* GIVEN REQUEST *
Print the listing from its top line through the line containing "const yTicks = [0,2,4,6,8,10,12,14];", nothing more, and leave out the pictures.
- - - - - - -
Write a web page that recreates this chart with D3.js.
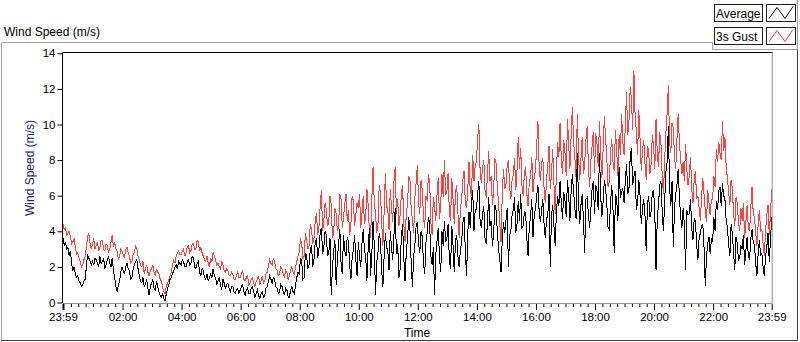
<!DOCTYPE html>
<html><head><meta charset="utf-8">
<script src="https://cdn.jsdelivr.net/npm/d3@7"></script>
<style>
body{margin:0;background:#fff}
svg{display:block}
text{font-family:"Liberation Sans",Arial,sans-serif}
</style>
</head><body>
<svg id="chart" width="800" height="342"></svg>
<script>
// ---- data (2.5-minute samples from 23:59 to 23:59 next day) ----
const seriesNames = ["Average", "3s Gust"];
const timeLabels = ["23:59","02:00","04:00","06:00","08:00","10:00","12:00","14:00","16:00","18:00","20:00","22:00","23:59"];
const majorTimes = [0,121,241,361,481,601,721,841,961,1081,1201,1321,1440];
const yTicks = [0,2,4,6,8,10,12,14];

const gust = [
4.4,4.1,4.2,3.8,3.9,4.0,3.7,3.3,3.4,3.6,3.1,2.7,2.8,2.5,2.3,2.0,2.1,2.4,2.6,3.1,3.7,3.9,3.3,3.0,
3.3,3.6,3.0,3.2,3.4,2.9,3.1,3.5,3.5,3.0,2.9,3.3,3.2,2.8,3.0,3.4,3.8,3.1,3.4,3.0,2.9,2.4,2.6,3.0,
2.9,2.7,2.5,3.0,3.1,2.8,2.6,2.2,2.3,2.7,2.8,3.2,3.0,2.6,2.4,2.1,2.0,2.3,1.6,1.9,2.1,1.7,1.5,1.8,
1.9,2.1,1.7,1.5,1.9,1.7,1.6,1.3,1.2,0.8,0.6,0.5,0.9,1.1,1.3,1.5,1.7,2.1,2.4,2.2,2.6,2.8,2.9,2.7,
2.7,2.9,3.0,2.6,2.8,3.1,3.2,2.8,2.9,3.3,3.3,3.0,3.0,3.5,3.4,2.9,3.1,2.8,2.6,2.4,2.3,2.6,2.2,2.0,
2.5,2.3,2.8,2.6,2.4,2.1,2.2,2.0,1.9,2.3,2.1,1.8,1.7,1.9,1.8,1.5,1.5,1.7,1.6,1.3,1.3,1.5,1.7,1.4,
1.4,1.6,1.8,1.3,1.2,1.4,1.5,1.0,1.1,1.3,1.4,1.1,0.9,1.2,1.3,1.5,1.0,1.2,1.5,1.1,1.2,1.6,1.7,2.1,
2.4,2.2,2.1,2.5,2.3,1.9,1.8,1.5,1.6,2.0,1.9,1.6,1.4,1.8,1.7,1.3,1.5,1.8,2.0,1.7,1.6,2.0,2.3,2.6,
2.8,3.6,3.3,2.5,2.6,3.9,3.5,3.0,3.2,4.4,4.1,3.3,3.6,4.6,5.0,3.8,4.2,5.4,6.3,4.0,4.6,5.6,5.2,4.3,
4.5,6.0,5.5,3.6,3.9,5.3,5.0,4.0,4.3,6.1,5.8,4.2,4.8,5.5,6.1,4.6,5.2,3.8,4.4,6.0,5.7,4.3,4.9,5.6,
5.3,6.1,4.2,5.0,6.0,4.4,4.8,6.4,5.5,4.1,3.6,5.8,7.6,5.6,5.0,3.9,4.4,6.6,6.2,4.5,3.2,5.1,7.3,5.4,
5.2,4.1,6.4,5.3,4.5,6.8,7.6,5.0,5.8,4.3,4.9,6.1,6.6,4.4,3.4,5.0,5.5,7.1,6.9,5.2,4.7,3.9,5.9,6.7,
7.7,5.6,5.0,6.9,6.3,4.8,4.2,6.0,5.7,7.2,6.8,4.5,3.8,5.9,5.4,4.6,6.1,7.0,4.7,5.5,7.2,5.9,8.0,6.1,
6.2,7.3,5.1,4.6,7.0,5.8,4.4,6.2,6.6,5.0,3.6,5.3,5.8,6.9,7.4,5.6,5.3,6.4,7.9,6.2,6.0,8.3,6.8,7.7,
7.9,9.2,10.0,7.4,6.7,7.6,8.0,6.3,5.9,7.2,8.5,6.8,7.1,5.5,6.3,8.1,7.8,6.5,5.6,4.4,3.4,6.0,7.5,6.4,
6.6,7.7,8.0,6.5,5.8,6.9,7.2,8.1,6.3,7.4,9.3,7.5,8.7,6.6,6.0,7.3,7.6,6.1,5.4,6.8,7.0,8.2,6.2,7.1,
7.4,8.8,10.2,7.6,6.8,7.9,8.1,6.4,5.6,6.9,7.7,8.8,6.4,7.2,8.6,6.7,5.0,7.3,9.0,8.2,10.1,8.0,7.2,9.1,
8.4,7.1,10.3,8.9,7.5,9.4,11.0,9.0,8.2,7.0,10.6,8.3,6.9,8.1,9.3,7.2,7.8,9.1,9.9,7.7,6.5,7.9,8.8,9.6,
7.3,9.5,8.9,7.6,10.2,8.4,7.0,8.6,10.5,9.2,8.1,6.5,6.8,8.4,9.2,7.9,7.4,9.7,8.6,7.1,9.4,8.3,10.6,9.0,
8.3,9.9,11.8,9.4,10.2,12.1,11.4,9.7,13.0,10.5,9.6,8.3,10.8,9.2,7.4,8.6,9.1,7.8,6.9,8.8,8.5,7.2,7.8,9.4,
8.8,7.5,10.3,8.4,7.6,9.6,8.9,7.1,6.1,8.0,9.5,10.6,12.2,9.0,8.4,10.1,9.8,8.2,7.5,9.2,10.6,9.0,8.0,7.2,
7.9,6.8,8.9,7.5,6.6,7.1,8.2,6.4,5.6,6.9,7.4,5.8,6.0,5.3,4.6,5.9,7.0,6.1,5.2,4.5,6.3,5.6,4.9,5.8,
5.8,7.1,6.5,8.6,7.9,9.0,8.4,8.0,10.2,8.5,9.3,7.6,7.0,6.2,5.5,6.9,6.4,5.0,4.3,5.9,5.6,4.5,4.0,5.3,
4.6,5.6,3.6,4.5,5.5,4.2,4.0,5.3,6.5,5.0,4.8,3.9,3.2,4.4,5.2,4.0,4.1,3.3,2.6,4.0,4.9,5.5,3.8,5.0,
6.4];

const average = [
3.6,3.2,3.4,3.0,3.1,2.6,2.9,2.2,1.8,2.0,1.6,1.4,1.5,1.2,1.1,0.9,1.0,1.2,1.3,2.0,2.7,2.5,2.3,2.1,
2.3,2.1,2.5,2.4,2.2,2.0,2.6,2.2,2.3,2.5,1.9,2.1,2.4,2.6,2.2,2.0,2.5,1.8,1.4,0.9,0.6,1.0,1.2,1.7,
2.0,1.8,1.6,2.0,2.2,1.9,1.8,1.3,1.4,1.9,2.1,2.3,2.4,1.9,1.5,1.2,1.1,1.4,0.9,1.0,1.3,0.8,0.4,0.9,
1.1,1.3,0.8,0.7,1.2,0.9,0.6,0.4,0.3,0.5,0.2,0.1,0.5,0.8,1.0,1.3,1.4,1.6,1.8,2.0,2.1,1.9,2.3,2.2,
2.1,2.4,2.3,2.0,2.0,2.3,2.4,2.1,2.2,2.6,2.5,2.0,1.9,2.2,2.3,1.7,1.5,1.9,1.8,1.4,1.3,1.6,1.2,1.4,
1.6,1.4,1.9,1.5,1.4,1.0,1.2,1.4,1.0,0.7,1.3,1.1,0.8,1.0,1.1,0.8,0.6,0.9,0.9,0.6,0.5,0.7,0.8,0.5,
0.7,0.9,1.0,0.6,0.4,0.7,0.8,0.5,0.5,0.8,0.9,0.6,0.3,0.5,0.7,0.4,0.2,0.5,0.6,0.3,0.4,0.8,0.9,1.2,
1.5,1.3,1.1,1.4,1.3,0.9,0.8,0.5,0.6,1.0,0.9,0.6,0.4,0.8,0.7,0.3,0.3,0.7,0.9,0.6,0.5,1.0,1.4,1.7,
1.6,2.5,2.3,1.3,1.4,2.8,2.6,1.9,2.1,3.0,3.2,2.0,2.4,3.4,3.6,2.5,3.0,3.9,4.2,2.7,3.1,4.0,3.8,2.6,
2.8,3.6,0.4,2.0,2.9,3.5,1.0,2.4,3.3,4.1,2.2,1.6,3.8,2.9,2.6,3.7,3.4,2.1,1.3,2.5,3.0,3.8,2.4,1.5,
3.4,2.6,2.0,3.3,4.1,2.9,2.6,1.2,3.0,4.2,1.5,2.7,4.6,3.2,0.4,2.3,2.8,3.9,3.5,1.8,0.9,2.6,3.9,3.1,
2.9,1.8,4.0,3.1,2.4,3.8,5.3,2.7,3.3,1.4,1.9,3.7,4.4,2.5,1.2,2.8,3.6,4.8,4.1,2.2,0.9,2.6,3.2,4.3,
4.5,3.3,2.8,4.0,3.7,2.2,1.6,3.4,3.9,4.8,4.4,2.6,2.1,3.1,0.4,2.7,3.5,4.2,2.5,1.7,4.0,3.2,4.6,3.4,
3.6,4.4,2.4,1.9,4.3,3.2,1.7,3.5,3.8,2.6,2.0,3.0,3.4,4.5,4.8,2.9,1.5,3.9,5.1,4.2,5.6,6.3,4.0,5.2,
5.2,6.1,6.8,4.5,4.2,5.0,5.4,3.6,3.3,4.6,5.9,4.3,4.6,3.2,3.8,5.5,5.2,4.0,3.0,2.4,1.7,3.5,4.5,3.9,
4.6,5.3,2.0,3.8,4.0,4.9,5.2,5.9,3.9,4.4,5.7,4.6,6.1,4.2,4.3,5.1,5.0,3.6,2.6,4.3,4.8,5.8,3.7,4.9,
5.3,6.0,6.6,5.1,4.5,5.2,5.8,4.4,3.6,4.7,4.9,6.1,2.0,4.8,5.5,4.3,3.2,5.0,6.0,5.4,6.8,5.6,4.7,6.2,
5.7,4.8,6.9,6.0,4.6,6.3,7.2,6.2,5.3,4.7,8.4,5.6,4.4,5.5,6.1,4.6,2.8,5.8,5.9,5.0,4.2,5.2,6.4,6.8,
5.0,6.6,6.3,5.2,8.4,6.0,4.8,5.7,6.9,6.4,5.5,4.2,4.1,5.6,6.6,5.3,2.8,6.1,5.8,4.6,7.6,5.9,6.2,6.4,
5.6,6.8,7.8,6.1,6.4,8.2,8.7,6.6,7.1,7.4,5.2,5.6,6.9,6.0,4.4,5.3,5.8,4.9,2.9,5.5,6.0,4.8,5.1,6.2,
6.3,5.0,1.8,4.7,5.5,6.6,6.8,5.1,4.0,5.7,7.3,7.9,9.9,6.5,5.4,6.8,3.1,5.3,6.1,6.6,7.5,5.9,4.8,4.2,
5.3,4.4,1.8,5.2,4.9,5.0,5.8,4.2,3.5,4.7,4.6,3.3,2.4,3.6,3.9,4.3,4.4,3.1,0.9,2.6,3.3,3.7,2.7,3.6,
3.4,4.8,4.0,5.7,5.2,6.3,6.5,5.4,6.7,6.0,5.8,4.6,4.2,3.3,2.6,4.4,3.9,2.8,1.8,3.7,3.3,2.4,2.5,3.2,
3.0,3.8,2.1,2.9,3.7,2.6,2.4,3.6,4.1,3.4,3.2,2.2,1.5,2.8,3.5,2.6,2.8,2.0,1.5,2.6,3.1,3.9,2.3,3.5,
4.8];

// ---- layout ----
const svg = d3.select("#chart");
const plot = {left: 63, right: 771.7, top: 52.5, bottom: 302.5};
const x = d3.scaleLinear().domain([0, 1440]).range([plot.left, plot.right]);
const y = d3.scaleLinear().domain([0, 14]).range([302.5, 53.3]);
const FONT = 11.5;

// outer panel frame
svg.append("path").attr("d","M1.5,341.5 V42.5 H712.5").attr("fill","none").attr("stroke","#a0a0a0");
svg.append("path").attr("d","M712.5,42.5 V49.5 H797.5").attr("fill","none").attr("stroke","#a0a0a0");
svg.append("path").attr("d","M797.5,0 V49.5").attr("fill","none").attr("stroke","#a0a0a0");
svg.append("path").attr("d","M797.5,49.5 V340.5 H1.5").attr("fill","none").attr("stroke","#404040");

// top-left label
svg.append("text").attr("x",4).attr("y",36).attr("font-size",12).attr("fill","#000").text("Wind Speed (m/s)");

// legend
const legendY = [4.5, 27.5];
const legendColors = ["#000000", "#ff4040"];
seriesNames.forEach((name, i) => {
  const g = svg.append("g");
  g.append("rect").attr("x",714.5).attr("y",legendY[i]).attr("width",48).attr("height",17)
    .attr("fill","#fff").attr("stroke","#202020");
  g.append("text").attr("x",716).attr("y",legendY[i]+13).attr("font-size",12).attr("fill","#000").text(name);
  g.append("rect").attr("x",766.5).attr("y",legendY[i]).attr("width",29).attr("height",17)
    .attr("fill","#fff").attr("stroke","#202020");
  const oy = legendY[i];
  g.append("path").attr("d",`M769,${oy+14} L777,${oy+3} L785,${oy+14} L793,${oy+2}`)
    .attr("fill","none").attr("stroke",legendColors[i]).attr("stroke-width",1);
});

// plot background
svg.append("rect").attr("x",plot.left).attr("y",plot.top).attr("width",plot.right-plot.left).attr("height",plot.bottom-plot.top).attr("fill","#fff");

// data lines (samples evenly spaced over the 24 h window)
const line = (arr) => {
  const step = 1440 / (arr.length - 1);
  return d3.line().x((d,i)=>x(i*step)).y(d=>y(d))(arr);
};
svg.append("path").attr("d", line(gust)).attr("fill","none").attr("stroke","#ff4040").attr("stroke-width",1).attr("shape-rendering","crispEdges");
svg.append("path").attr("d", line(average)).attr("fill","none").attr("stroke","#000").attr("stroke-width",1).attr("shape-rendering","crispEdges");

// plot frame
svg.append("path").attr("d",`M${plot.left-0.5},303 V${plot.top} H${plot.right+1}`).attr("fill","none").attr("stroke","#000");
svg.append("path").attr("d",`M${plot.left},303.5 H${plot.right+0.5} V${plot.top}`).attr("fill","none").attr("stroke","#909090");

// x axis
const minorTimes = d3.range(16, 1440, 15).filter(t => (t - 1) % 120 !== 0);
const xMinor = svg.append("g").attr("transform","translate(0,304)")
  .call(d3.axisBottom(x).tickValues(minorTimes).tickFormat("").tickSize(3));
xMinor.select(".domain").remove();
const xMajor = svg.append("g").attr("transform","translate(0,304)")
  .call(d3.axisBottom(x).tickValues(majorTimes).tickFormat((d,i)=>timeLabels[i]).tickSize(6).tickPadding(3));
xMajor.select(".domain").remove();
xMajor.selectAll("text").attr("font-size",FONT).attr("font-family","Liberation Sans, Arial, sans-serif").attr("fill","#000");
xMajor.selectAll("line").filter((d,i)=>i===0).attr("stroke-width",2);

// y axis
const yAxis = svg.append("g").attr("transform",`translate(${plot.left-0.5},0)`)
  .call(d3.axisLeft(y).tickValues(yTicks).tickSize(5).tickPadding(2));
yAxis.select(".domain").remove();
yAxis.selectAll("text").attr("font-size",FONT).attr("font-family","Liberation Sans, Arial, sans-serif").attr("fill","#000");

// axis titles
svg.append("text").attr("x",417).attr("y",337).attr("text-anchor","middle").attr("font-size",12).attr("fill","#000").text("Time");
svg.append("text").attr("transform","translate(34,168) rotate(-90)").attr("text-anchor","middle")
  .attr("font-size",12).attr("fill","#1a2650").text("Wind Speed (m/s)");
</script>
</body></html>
- - - - - - -
* ANSWER TO THIS PROBLEM *
Write a web page that recreates this chart with D3.js.
<!DOCTYPE html>
<html><head><meta charset="utf-8">
<script src="https://cdn.jsdelivr.net/npm/d3@7"></script>
<style>
body{margin:0;background:#fff}
svg{display:block}
text{font-family:"Liberation Sans",Arial,sans-serif}
</style>
</head><body>
<svg id="chart" width="800" height="342"></svg>
<script>
// ---- data (2.5-minute samples from 23:59 to 23:59 next day) ----
const seriesNames = ["Average", "3s Gust"];
const timeLabels = ["23:59","02:00","04:00","06:00","08:00","10:00","12:00","14:00","16:00","18:00","20:00","22:00","23:59"];
const majorTimes = [0,121,241,361,481,601,721,841,961,1081,1201,1321,1440];
const yTicks = [0,2,4,6,8,10,12,14];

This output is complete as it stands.